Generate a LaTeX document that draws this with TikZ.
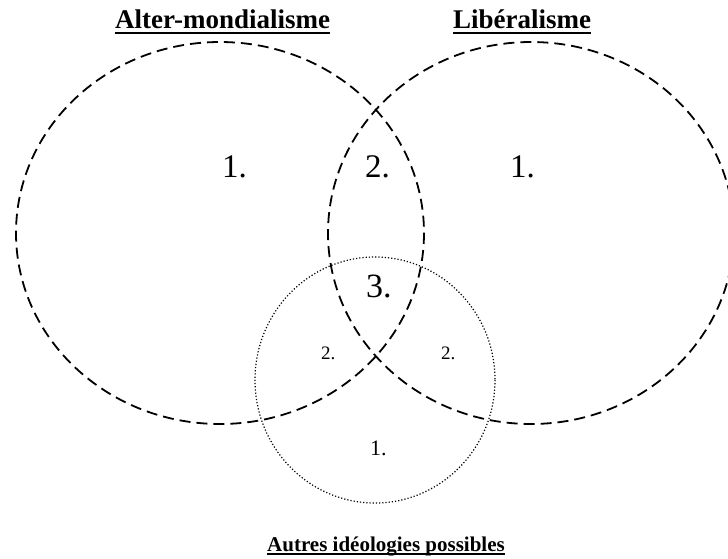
\documentclass[tikz,border=0pt]{standalone}
\usepackage{fontspec}
\setmainfont{Liberation Serif}
\begin{document}
\begin{tikzpicture}[x=1pt,y=-1pt,
  setline/.style={dash pattern=on 11pt off 6pt, line width=1.8pt},
  otherline/.style={dash pattern=on 1.2pt off 2pt, line width=1.2pt},
  title/.style={font=\bfseries\fontsize{27}{30}\selectfont, inner sep=0pt, anchor=base west},
  subtitle/.style={font=\bfseries\fontsize{21}{24}\selectfont, inner sep=0pt, anchor=base west},
  ulineA/.style={line width=2pt},
  ulineB/.style={line width=1.6pt},
  numlab/.style={inner sep=0pt, anchor=base west}]
\useasboundingbox (0,0) rectangle (728,558);
\clip (0,0) rectangle (728,558);
% sets
\draw[setline] (220,233) ellipse [x radius=204, y radius=191];
\draw[setline] (531,233) ellipse [x radius=203, y radius=191];
\draw[otherline] (375,380) ellipse [x radius=120, y radius=123];
% titles
\node[title] (t1) at (115,28) {Alter-mondialisme};
\node[title] (t2) at (453,28) {Libéralisme};
\node[subtitle] (t3) at (267,551) {Autres idéologies possibles};
\draw[ulineA] ([yshift=-5pt]t1.base west) -- ([yshift=-5pt]t1.base east);
\draw[ulineA] ([yshift=-5pt]t2.base west) -- ([yshift=-5pt]t2.base east);
\draw[ulineB] ([yshift=-3pt]t3.base west) -- ([yshift=-3pt]t3.base east);
% region labels
\node[numlab, font=\fontsize{33}{36}\selectfont] (a1) at (222,177) {1.};
\node[numlab, font=\fontsize{33}{36}\selectfont] (ab) at (365,177) {2.};
\node[numlab, font=\fontsize{33}{36}\selectfont] (b1) at (510,177) {1.};
\node[numlab, font=\fontsize{34}{36}\selectfont] (abc) at (366,297) {3.};
\node[numlab, font=\fontsize{19}{22}\selectfont] (ac) at (321,359) {2.};
\node[numlab, font=\fontsize{19}{22}\selectfont] (bc) at (441,359) {2.};
\node[numlab, font=\fontsize{22}{26}\selectfont] (c1) at (370,455) {1.};
\end{tikzpicture}
\end{document}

* * * * * * * * *

** Prompt **
Reproduce the full listing above verbatim, with no pictures included.

** Response **
Generate a LaTeX document that draws this with TikZ.
\documentclass[tikz,border=0pt]{standalone}
\usepackage{fontspec}
\setmainfont{Liberation Serif}
\begin{document}
\begin{tikzpicture}[x=1pt,y=-1pt,
  setline/.style={dash pattern=on 11pt off 6pt, line width=1.8pt},
  otherline/.style={dash pattern=on 1.2pt off 2pt, line width=1.2pt},
  title/.style={font=\bfseries\fontsize{27}{30}\selectfont, inner sep=0pt, anchor=base west},
  subtitle/.style={font=\bfseries\fontsize{21}{24}\selectfont, inner sep=0pt, anchor=base west},
  ulineA/.style={line width=2pt},
  ulineB/.style={line width=1.6pt},
  numlab/.style={inner sep=0pt, anchor=base west}]
\useasboundingbox (0,0) rectangle (728,558);
\clip (0,0) rectangle (728,558);
% sets
\draw[setline] (220,233) ellipse [x radius=204, y radius=191];
\draw[setline] (531,233) ellipse [x radius=203, y radius=191];
\draw[otherline] (375,380) ellipse [x radius=120, y radius=123];
% titles
\node[title] (t1) at (115,28) {Alter-mondialisme};
\node[title] (t2) at (453,28) {Libéralisme};
\node[subtitle] (t3) at (267,551) {Autres idéologies possibles};
\draw[ulineA] ([yshift=-5pt]t1.base west) -- ([yshift=-5pt]t1.base east);
\draw[ulineA] ([yshift=-5pt]t2.base west) -- ([yshift=-5pt]t2.base east);
\draw[ulineB] ([yshift=-3pt]t3.base west) -- ([yshift=-3pt]t3.base east);
% region labels
\node[numlab, font=\fontsize{33}{36}\selectfont] (a1) at (222,177) {1.};
\node[numlab, font=\fontsize{33}{36}\selectfont] (ab) at (365,177) {2.};
\node[numlab, font=\fontsize{33}{36}\selectfont] (b1) at (510,177) {1.};
\node[numlab, font=\fontsize{34}{36}\selectfont] (abc) at (366,297) {3.};
\node[numlab, font=\fontsize{19}{22}\selectfont] (ac) at (321,359) {2.};
\node[numlab, font=\fontsize{19}{22}\selectfont] (bc) at (441,359) {2.};
\node[numlab, font=\fontsize{22}{26}\selectfont] (c1) at (370,455) {1.};
\end{tikzpicture}
\end{document}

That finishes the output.